Washington: The United States and Britain carried out large-scale military strikes Saturday against multiple sites in Yemen controlled by Houthi militants, according to a statement from the two countries and six allies, as the Biden administration continued its reprisal campaign in the Middle East targeting Iran-backed militias.
The attacks against 36 Houthi targets at 13 sites in northern Yemen came barely 24 hours after the United States carried out a series of military strikes against Iranian forces and the militias they support at seven sites in Syria and Iraq.
U.S. and British warplanes, as well as Navy Tomahawk cruise missiles, hit deeply buried weapons storage facilities, missile systems and launchers, air defense systems and radars in Yemen, the statement said. Australia, Bahrain, Denmark, Canada, the Netherlands and New Zealand provided support, which officials said included intelligence and logistics assistance.
“These precision strikes are intended to disrupt and degrade the capabilities that the Houthis use to threaten global trade and the lives of innocent mariners, and are in response to a series of illegal, dangerous and destabilizing Houthi actions since previous coalition strikes,” the statement said, referring to major attacks by the United States and Britain last month.
The attacks were the second-largest salvo since the allies first struck Houthi targets on Jan. 11. They came after a week in which the Houthis had been particularly defiant, launching several attack drones and cruise and ballistic missiles at merchant vessels and U.S. Navy warships in the Red Sea and Gulf of Aden.

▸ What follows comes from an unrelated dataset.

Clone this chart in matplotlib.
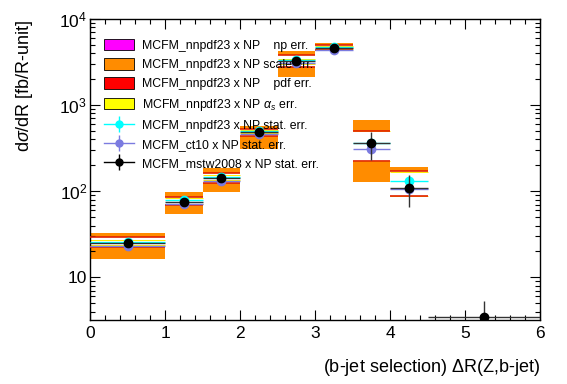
import numpy as np
import matplotlib
matplotlib.use('Agg')
import matplotlib.pyplot as plt
from matplotlib.patches import Patch
from matplotlib.lines import Line2D
from matplotlib.legend_handler import HandlerTuple
from matplotlib.ticker import FixedLocator, FixedFormatter, LogLocator, NullFormatter, MultipleLocator

plt.rcParams['font.family'] = ['Liberation Sans', 'DejaVu Sans']
plt.rcParams['mathtext.fontset'] = 'custom'
plt.rcParams['mathtext.rm'] = 'Liberation Sans'
plt.rcParams['mathtext.it'] = 'Liberation Sans:italic'

# bin edges in dR(Z,b-jet)
edges = [0, 1, 1.5, 2, 2.5, 3, 3.5, 4, 4.5, 6]

# predictions (central + stat. err.)
mstw = [24.8, 76, 142, 490, 3270, 4600, 359, 110, 3.5]
mstw_err = [1.0, 2.5, 5, 15, 90, 110, 130, 45, 1.8]
nnpdf = [25.8, 79, 147, 505, 3350, 4720, 359, 132, np.nan]
nnpdf_err = [0.8, 2.0, 4, 12, 70, 90, 60, 18, np.nan]
ct10 = [23.4, 71, 133, 465, 3080, 4380, 308, 106, np.nan]
ct10_err = [0.8, 2.0, 4, 12, 70, 90, 40, 15, np.nan]

# uncertainty bands of MCFM_nnpdf23 x NP (first 8 bins)
scale_lo = [16.2, 54, 97, 308, 2120, 4210, 128, 87]
scale_hi = [32.5, 98, 185, 570, 4250, 5250, 675, 189]
pdf_lo = [22.3, 69, 125, 440, 2750, 4350, 225, 88]
pdf_hi = [29.2, 86, 165, 530, 3800, 4950, 502, 170]
as_lo = [23.5, 72, 136, 470, 3000, 4450, 225, 88]
as_hi = [27.3, 83, 156, 518, 3450, 4800, 502, 166]

orange = '#ff8c00'
cyan = '#00ffff'
lblue = '#7b7be0'

edges = np.array(edges)
centers = 0.5 * (edges[1:] + edges[:-1])
halfw = 0.5 * (edges[1:] - edges[:-1])
left = edges[:-1][:8]
width = np.diff(edges)[:8]

fig = plt.figure(figsize=(5.67, 3.84), dpi=100)
ax = fig.add_axes([90/567, 64/384, 450/567, 301/384])

ax.bar(left, np.array(scale_hi) - np.array(scale_lo), bottom=scale_lo, width=width,
       align='edge', color=orange, linewidth=0, zorder=1)
ax.bar(left, np.array(pdf_hi) - np.array(pdf_lo), bottom=pdf_lo, width=width,
       align='edge', color='white', linewidth=0, zorder=2)
ax.hlines(as_lo, left, left + width, color='#ffee00', lw=0.7, zorder=2.5)
ax.hlines(as_hi, left, left + width, color='#ffee00', lw=0.7, zorder=2.5)
ax.hlines(pdf_lo, left, left + width, color='#e02000', lw=1.2, zorder=3)
ax.hlines(pdf_hi, left, left + width, color='#e02000', lw=1.2, zorder=3)

ax.errorbar(centers, nnpdf, xerr=halfw, yerr=nnpdf_err, fmt='o', color=cyan,
            ms=6, lw=1, capsize=0, zorder=4)
ax.errorbar(centers, ct10, xerr=halfw, yerr=ct10_err, fmt='o', color=lblue,
            ms=6, lw=1, capsize=0, zorder=5)
ax.errorbar(centers, mstw, xerr=halfw, yerr=mstw_err, fmt='o', color='black',
            ecolor='#333333', ms=6, lw=1, capsize=0, zorder=6)

ax.set_yscale('log')
ax.set_xlim(0, 6)
ax.set_ylim(3.2, 1e4)

ax.yaxis.set_major_locator(FixedLocator([10, 100, 1000, 10000]))
ax.yaxis.set_major_formatter(FixedFormatter(['10', '$10^2$', '$10^3$', '$10^4$']))
ax.yaxis.set_minor_locator(LogLocator(base=10, subs=np.arange(2, 10)))
ax.yaxis.set_minor_formatter(NullFormatter())
ax.xaxis.set_major_locator(MultipleLocator(1))
ax.xaxis.set_minor_locator(MultipleLocator(0.2))
ax.tick_params(which='both', direction='in', top=True, right=True, labelsize=12.5)
ax.tick_params(which='major', length=7, width=0.8)
ax.tick_params(axis='y', which='major', pad=2)
ax.tick_params(axis='x', which='major', pad=4)
ax.tick_params(which='minor', length=3.5, width=0.8)
for s in ax.spines.values():
    s.set_linewidth(1.0)

ax.set_xlabel('(b-jet selection) $\\Delta$R(Z,b-jet)', fontsize=13, loc='right')
ax.xaxis.set_label_coords(1.0, -0.123)
ax.set_ylabel('d$\\sigma$/dR [fb/R-unit]', fontsize=13, loc='top')
ax.yaxis.set_label_coords(-0.122, 1.0)


def stat_handle(c):
    return (Line2D([], [], color=c, lw=1, marker='o', ms=5),
            Line2D([], [], color=c, lw=0, marker='|', ms=11, mew=1))


handles = [Patch(facecolor='#ff00ff', edgecolor='black', lw=0.6),
           Patch(facecolor=orange, edgecolor='black', lw=0.6),
           Patch(facecolor='red', edgecolor='black', lw=0.6),
           Patch(facecolor='yellow', edgecolor='black', lw=0.6),
           stat_handle(cyan), stat_handle(lblue), stat_handle('black')]
labels = ['MCFM_nnpdf23 x NP    np err.',
          'MCFM_nnpdf23 x NP scale err.',
          'MCFM_nnpdf23 x NP    pdf err.',
          'MCFM_nnpdf23 x NP $\\alpha_s$ err.',
          'MCFM_nnpdf23 x NP stat. err.',
          'MCFM_ct10 x NP stat. err.',
          'MCFM_mstw2008 x NP stat. err.']
ax.legend(handles, labels, loc='upper left', bbox_to_anchor=(104/567, 1 - 39/384),
          bbox_transform=fig.transFigure, frameon=False, fontsize=8.8,
          handlelength=2.45, handleheight=1.06, handletextpad=0.65,
          labelspacing=0.52, borderpad=0, borderaxespad=0,
          handler_map={tuple: HandlerTuple(ndivide=1, pad=0)})

fig.savefig('out.png', dpi=100)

Saturday’s strikes came as the U.S. military had begun assessing the dozens of airstrikes it conducted Friday night that hit 85 targets at seven sites in Iraq and Syria.
The strikes were in retaliation for a drone attack on a remote outpost in Jordan last Sunday that killed three American soldiers. The United States has suggested that an Iran-linked Iraqi militia, Kataib Hezbollah, was behind that attack.
Syria and Iraq said Friday’s strikes killed at least 39 people — 23 in Syria and 16 in Iraq — a toll that the Iraqi government said included civilians.
The reaction from Iranian officials to Friday’s round of strikes was condemnatory but not inflammatory. A Foreign Ministry spokesperson, Nasser Kanaani, said the U.S. attacks represented “another strategic mistake,” but did not speak about striking back.